### Request
Skip every picture and transcribe the remaining material exactly.

========

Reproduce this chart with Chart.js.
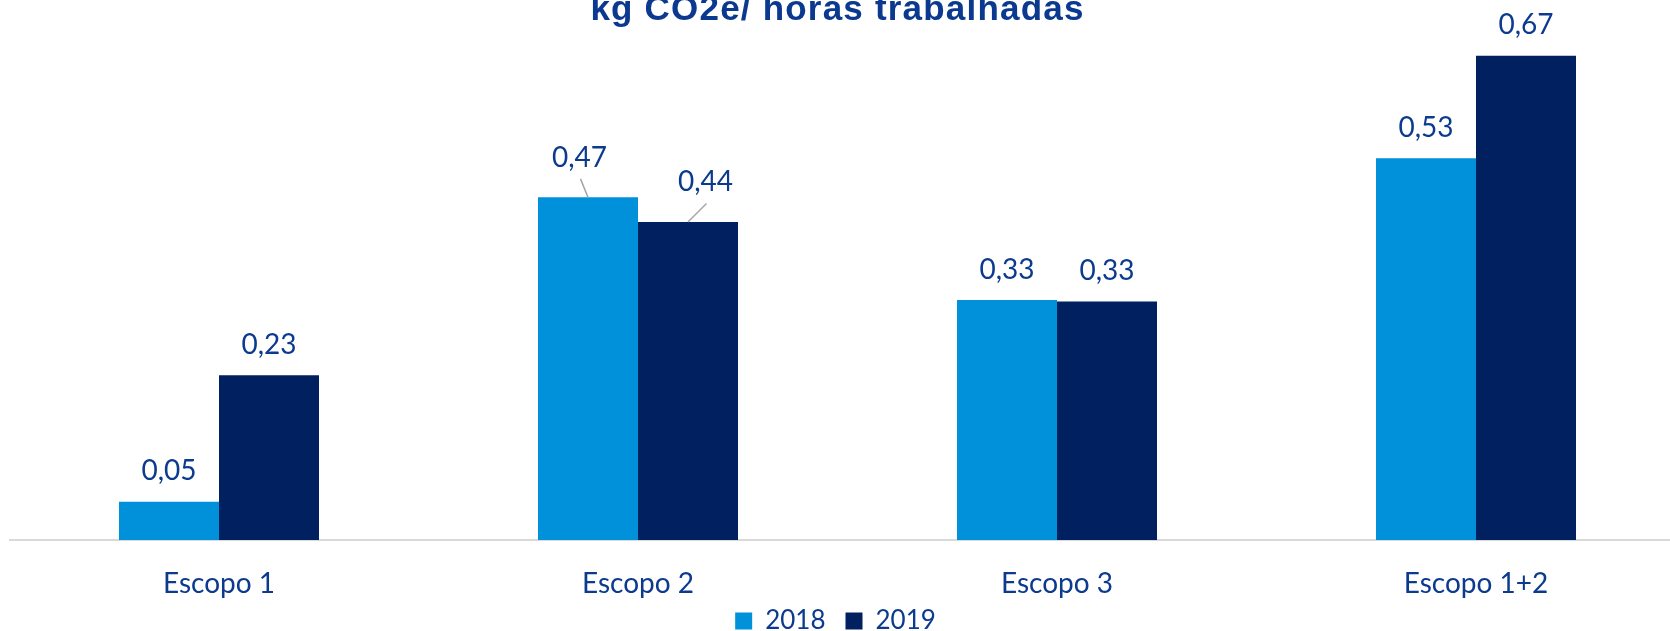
<!DOCTYPE html>
<html>
<head>
<meta charset="utf-8">
<script src="https://cdn.jsdelivr.net/npm/chart.js@4.4.1/dist/chart.umd.min.js"></script>
<style>
  html, body { margin: 0; padding: 0; background: #ffffff; overflow: hidden; width: 1670px; height: 631px; }
  #title {
    position: absolute; top: -10px; left: 837.5px; transform: translateX(-50%);
    font-family: "Liberation Sans", Arial, sans-serif; font-weight: bold; font-size: 35px;
    letter-spacing: 1.2px;
    line-height: 35px; color: #0b3990; white-space: nowrap; z-index: 2;
  }
  #wrap { position: absolute; left: 0; top: 0; width: 1686px; height: 644px; }
</style>
</head>
<body>
<div id="title">kg CO2e/ horas trabalhadas</div>
<div id="wrap"><canvas id="c" width="1686" height="644"></canvas></div>
<script>
// ---- data ----
const categories = ["Escopo 1", "Escopo 2", "Escopo 3", "Escopo 1+2"];
const seriesNames = ["2018", "2019"];
const values2018 = [0.053, 0.474, 0.332, 0.528];
const values2019 = [0.228, 0.440, 0.330, 0.670];

// label nudges (style only): [dx, dy] per point, with leader line when nudged
const nudge2018 = [null, [-8.5, -9], null, null];
const nudge2019 = [null, [17.5, -9], null, null];

const textColor = "#0b3a8e";
const colors = ["#0091da", "#00205f"];

function fmt(v) { return v.toFixed(2).replace(".", ","); }

const labelPlugin = {
  id: "barLabels",
  afterDatasetsDraw(chart) {
    const ctx = chart.ctx;
    const nudges = [nudge2018, nudge2019];
    ctx.save();
    ctx.font = "28px Lato";
    ctx.fillStyle = textColor;
    ctx.textAlign = "center";
    ctx.textBaseline = "alphabetic";
    chart.data.datasets.forEach((ds, di) => {
      const meta = chart.getDatasetMeta(di);
      meta.data.forEach((bar, i) => {
        const n = nudges[di][i];
        const dx = n ? n[0] : 0, dy = n ? n[1] : 0;
        const lx = bar.x + dx;
        const ly = bar.y - 21.5 + dy;
        if (n) {
          ctx.save();
          ctx.strokeStyle = "#a6a6a6";
          ctx.lineWidth = 1.5;
          ctx.beginPath();
          ctx.moveTo(lx + 1, ly + 12);
          ctx.lineTo(bar.x, bar.y);
          ctx.stroke();
          ctx.restore();
        }
        ctx.fillText(fmt(ds.data[i]), lx, ly);
      });
    });
    ctx.restore();
  }
};

const layoutTweaks = {
  id: "layoutTweaks",
  afterLayout(chart) {
    if (chart.legend) { chart.legend.left -= 12; chart.legend.right -= 12; }
    // let the category labels draw below the (short) axis box without clipping
    if (chart.scales.x) { chart.scales.x._computeLabelArea = () => undefined; }
  }
};

function build() {
  new Chart(document.getElementById("c"), {
    type: "bar",
    data: {
      labels: categories,
      datasets: [
        { label: seriesNames[0], data: values2018, backgroundColor: colors[0], borderWidth: 0 },
        { label: seriesNames[1], data: values2019, backgroundColor: colors[1], borderWidth: 0 }
      ]
    },
    options: {
      responsive: false,
      animation: false,
      devicePixelRatio: 1,
      layout: { padding: { left: 9.5, right: 0.5, top: 34, bottom: 0 } },
      datasets: { bar: { categoryPercentage: 0.4773, barPercentage: 1.0 } },
      scales: {
        x: {
          grid: { display: false, drawTicks: false },
          border: { display: true, color: "#d9d9d9", width: 2 },
          ticks: { padding: 27, color: textColor, font: { family: "Lato", size: 28 } },
          afterFit(scale) { scale.height = 48; }
        },
        y: { display: false, min: 0, max: 0.7 }
      },
      plugins: {
        legend: {
          position: "bottom",
          labels: {
            boxWidth: 17, boxHeight: 17, padding: 20,
            color: textColor, font: { family: "Lato", size: 26 }
          }
        },
        tooltip: { enabled: false },
        title: { display: false }
      }
    },
    plugins: [labelPlugin, layoutTweaks]
  });
}

if (document.fonts && document.fonts.load) {
  Promise.all([
    document.fonts.load("28px Lato"),
    document.fonts.load("bold 35px 'Liberation Sans'")
  ]).then(build, build);
} else { build(); }
</script>
</body>
</html>
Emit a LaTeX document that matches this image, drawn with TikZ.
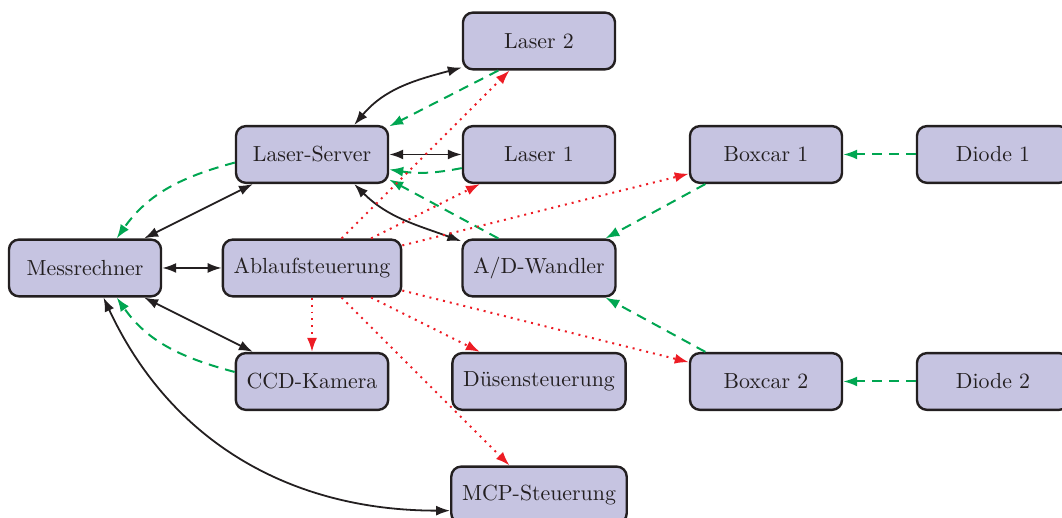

========

### Problem solution
Reproduce this chart with Chart.js.
<!DOCTYPE html>
<html>
<head>
<meta charset="utf-8">
<script src="https://cdn.jsdelivr.net/npm/chart.js@4.4.1/dist/chart.umd.min.js"></script>
<style>
  html, body { margin: 0; padding: 0; background: #ffffff; overflow: hidden; width: 1670px; height: 631px; }
  #title {
    position: absolute; top: -10px; left: 837.5px; transform: translateX(-50%);
    font-family: "Liberation Sans", Arial, sans-serif; font-weight: bold; font-size: 35px;
    letter-spacing: 1.2px;
    line-height: 35px; color: #0b3990; white-space: nowrap; z-index: 2;
  }
  #wrap { position: absolute; left: 0; top: 0; width: 1686px; height: 644px; }
</style>
</head>
<body>
<div id="title">kg CO2e/ horas trabalhadas</div>
<div id="wrap"><canvas id="c" width="1686" height="644"></canvas></div>
<script>
// ---- data ----
const categories = ["Escopo 1", "Escopo 2", "Escopo 3", "Escopo 1+2"];
const seriesNames = ["2018", "2019"];
const values2018 = [0.053, 0.474, 0.332, 0.528];
const values2019 = [0.228, 0.440, 0.330, 0.670];

// label nudges (style only): [dx, dy] per point, with leader line when nudged
const nudge2018 = [null, [-8.5, -9], null, null];
const nudge2019 = [null, [17.5, -9], null, null];

const textColor = "#0b3a8e";
const colors = ["#0091da", "#00205f"];

function fmt(v) { return v.toFixed(2).replace(".", ","); }

const labelPlugin = {
  id: "barLabels",
  afterDatasetsDraw(chart) {
    const ctx = chart.ctx;
    const nudges = [nudge2018, nudge2019];
    ctx.save();
    ctx.font = "28px Lato";
    ctx.fillStyle = textColor;
    ctx.textAlign = "center";
    ctx.textBaseline = "alphabetic";
    chart.data.datasets.forEach((ds, di) => {
      const meta = chart.getDatasetMeta(di);
      meta.data.forEach((bar, i) => {
        const n = nudges[di][i];
        const dx = n ? n[0] : 0, dy = n ? n[1] : 0;
        const lx = bar.x + dx;
        const ly = bar.y - 21.5 + dy;
        if (n) {
          ctx.save();
          ctx.strokeStyle = "#a6a6a6";
          ctx.lineWidth = 1.5;
          ctx.beginPath();
          ctx.moveTo(lx + 1, ly + 12);
          ctx.lineTo(bar.x, bar.y);
          ctx.stroke();
          ctx.restore();
        }
        ctx.fillText(fmt(ds.data[i]), lx, ly);
      });
    });
    ctx.restore();
  }
};

const layoutTweaks = {
  id: "layoutTweaks",
  afterLayout(chart) {
    if (chart.legend) { chart.legend.left -= 12; chart.legend.right -= 12; }
    // let the category labels draw below the (short) axis box without clipping
    if (chart.scales.x) { chart.scales.x._computeLabelArea = () => undefined; }
  }
};

function build() {
  new Chart(document.getElementById("c"), {
    type: "bar",
    data: {
      labels: categories,
      datasets: [
        { label: seriesNames[0], data: values2018, backgroundColor: colors[0], borderWidth: 0 },
        { label: seriesNames[1], data: values2019, backgroundColor: colors[1], borderWidth: 0 }
      ]
    },
    options: {
      responsive: false,
      animation: false,
      devicePixelRatio: 1,
      layout: { padding: { left: 9.5, right: 0.5, top: 34, bottom: 0 } },
      datasets: { bar: { categoryPercentage: 0.4773, barPercentage: 1.0 } },
      scales: {
        x: {
          grid: { display: false, drawTicks: false },
          border: { display: true, color: "#d9d9d9", width: 2 },
          ticks: { padding: 27, color: textColor, font: { family: "Lato", size: 28 } },
          afterFit(scale) { scale.height = 48; }
        },
        y: { display: false, min: 0, max: 0.7 }
      },
      plugins: {
        legend: {
          position: "bottom",
          labels: {
            boxWidth: 17, boxHeight: 17, padding: 20,
            color: textColor, font: { family: "Lato", size: 26 }
          }
        },
        tooltip: { enabled: false },
        title: { display: false }
      }
    },
    plugins: [labelPlugin, layoutTweaks]
  });
}

if (document.fonts && document.fonts.load) {
  Promise.all([
    document.fonts.load("28px Lato"),
    document.fonts.load("bold 35px 'Liberation Sans'")
  ]).then(build, build);
} else { build(); }
</script>
</body>
</html>
Emit a LaTeX document that matches this image, drawn with TikZ.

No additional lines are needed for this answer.